Maintenance needs workshop space with tools and spare parts. Quality control needs lab space with proper benches and equipment. Offices need to be positioned where managers can see production without being in the way.
Storage areas often get squeezed into leftover space but this creates problems. Ingredients sitting in the wrong environment. Packaging materials getting damaged. Cleaning supplies mixed with food ingredients. Plan proper storage from the beginning with appropriate conditions for each material type.
People move through your factory in different patterns. Production staff follow the process flow. Maintenance workers need access to equipment. Quality inspectors need to reach sampling points. Visitors and auditors need to observe without disrupting production.
Your layout should accommodate all these traffic patterns without them interfering with each other. This usually means having separate circulation routes for different purposes.
Production staff need clear paths between their work stations and facilities. Forklift traffic needs wide corridors with good sight lines at intersections. Maintenance access to equipment shouldn’t require walking through active production areas.
Think about where deliveries arrive and where finished goods ship from. Can lorries access loading docks without blocking each other? Is there enough space for vehicles to manoeuvre? Do drivers have somewhere to wait that isn’t in the production area?
Many food manufacturers produce multiple products or run different recipes through the same facility. Your layout needs to handle this variety without requiring major changes every time you switch products.
Modular equipment arrangements work better than fixed installations when you need flexibility. Production lines that can be reconfigured for different products give you options that permanent installations don’t.
Consider how you’ll handle changeovers between products. Where will you store the equipment and ingredients for each product when they’re not in use? How will you clean and sanitise between runs? Do you need separate production lines for different allergen profiles?
The answers depend on your specific products and business model but these questions need to be asked during layout design rather than after construction is complete.
Food factory layout isn’t something you figure out as you go. Small decisions about room sizes, door placements and equipment positioning have long-term consequences that are expensive or impossible to fix later.
Professional designers who specialise in food manufacturing facilities understand the regulations, the operational requirements and the practical challenges. They’ve seen what works and what doesn’t across many different projects.
At Oakley Food Projects we’ve designed food manufacturing facilities for businesses of all sizes across different food sectors. The layout work happens before construction starts because that’s when you have the most freedom to get things right.
A well-designed food factory layout isn’t the most exciting part of starting or expanding a food business but it’s one of the most important. The layout determines how efficiently you can operate, how easy it is to maintain food safety and how much flexibility you have for future growth.

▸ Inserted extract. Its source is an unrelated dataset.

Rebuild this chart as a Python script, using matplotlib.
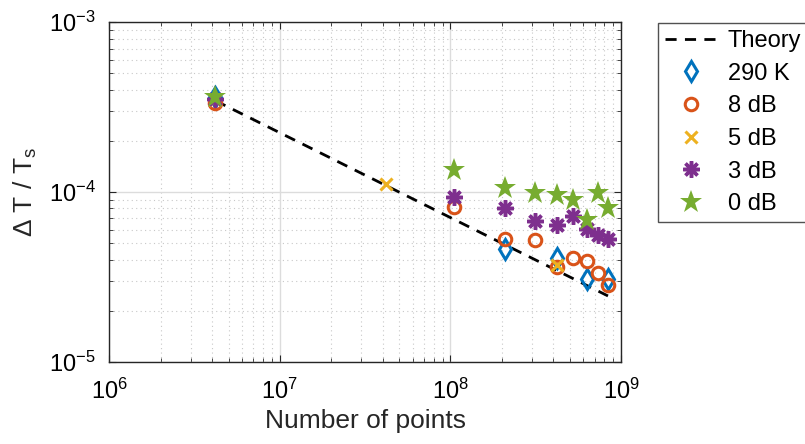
import matplotlib
matplotlib.use("Agg")
import matplotlib.pyplot as plt
from matplotlib.ticker import LogLocator, NullFormatter

plt.rcParams['font.family'] = ['Liberation Sans', 'DejaVu Sans']
plt.rcParams['mathtext.fontset'] = 'custom'
plt.rcParams['mathtext.rm'] = 'Liberation Sans'
plt.rcParams['mathtext.it'] = 'Liberation Sans'
plt.rcParams['axes.unicode_minus'] = False

# data
theory_n = [4.19e6, 8.39e8]
theory_dt = [3.45e-4, 2.44e-5]

k290_n = [4.19e6, 2.10e8, 4.19e8, 6.29e8, 8.39e8]
k290_dt = [3.63e-4, 4.62e-5, 4.06e-5, 3.08e-5, 3.05e-5]

db8_n = [4.19e6, 1.05e8, 2.10e8, 3.15e8, 4.19e8, 5.24e8, 6.29e8, 7.34e8, 8.39e8]
db8_dt = [3.35e-4, 8.2e-5, 5.31e-5, 5.18e-5, 3.62e-5, 4.09e-5, 3.91e-5, 3.31e-5, 2.82e-5]

db5_n = [4.19e6, 4.19e7, 4.19e8]
db5_dt = [3.5e-4, 1.12e-4, 3.73e-5]

db3_n = [4.19e6, 1.05e8, 2.10e8, 3.15e8, 4.19e8, 5.24e8, 6.29e8, 7.34e8, 8.39e8]
db3_dt = [3.55e-4, 9.4e-5, 8.05e-5, 6.71e-5, 6.42e-5, 7.26e-5, 6.05e-5, 5.6e-5, 5.25e-5]

db0_n = [4.19e6, 1.05e8, 2.10e8, 3.15e8, 4.19e8, 5.24e8, 6.29e8, 7.34e8, 8.39e8]
db0_dt = [3.65e-4, 1.35e-4, 1.05e-4, 9.86e-5, 9.64e-5, 9.0e-5, 6.87e-5, 9.86e-5, 8.05e-5]

FS = 17
FS_LAB = 19

fig = plt.figure(figsize=(8.05, 4.44), dpi=100)
ax = fig.add_axes([0.1358, 0.1854, 0.6356, 0.7644])

ax.plot(theory_n, theory_dt, color='k', lw=2, dashes=(4, 3), label='Theory')
ax.plot(k290_n, k290_dt, ls='none', marker='d', ms=10, mfc='none', mew=2.2,
        color='#0072BD', label='290 K')
ax.plot(db8_n, db8_dt, ls='none', marker='o', ms=9, mfc='none', mew=2.2,
        color='#D95319', label='8 dB')
ax.plot(db5_n, db5_dt, ls='none', marker='x', ms=9, mew=2.2,
        color='#EDB120', label='5 dB')
ax.plot(db3_n, db3_dt, ls='none', marker=(8, 2, 0), ms=12, mew=2.5,
        color='#7E2F8E', label='3 dB')
ax.plot(db0_n, db0_dt, ls='none', marker='*', ms=17, mew=0,
        color='#77AC30', label='0 dB')

ax.set_xscale('log')
ax.set_yscale('log')
ax.set_xlim(1e6, 1e9)
ax.set_ylim(1e-5, 1e-3)
ax.xaxis.set_major_locator(LogLocator(base=10, numticks=10))
ax.yaxis.set_major_locator(LogLocator(base=10, numticks=10))
ax.xaxis.set_minor_locator(LogLocator(base=10, subs=range(2, 10), numticks=20))
ax.yaxis.set_minor_locator(LogLocator(base=10, subs=range(2, 10), numticks=20))
ax.xaxis.set_minor_formatter(NullFormatter())
ax.yaxis.set_minor_formatter(NullFormatter())

ax.grid(which='major', color='#dcdcdc', lw=1, ls='-')
ax.grid(which='minor', color='#c8c8c8', lw=0.8, ls=(0, (1, 3)))
ax.set_axisbelow(True)
ax.tick_params(which='both', direction='in', top=True, right=True, labelsize=FS,
               color='#262626')
ax.tick_params(which='major', length=5)
ax.tick_params(which='minor', length=3)
ax.tick_params(axis='x', which='major', pad=12)
ax.tick_params(axis='y', which='major', pad=10)
for s in ax.spines.values():
    s.set_color('#262626')
    s.set_linewidth(1)

ax.set_xlabel('Number of points', fontsize=FS_LAB, color='#262626', labelpad=4)
ax.set_ylabel(r'$\Delta$ T / T$_{\rm s}$', fontsize=FS_LAB, color='#262626',
              labelpad=7)

leg = fig.legend(loc='upper left', bbox_to_anchor=(658 / 805, 1 - 23 / 444),
                 fontsize=FS, frameon=True, fancybox=False, edgecolor='#262626',
                 handlelength=2.2, handletextpad=0.45, labelspacing=0.45,
                 borderpad=0.3, borderaxespad=0)
leg.get_frame().set_linewidth(1)

fig.savefig('out.png', dpi=100)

Take the time to plan properly. Map your processes thoroughly. Think through the details of how work will actually happen in the space. Consider cleaning, temperature control and traffic patterns from the beginning rather than trying to bolt them on later.
The factories that run smoothly aren’t lucky. They’re well designed. The investment in proper layout planning pays returns every single day through easier operations, lower costs and fewer headaches.
Whether you’re building a new facility from scratch or renovating an existing space, getting the layout right sets the foundation for everything else. Rush this part and you’ll spend years working around problems that could have been prevented. Do it properly and you’ll have a facility that supports your business instead of constraining it.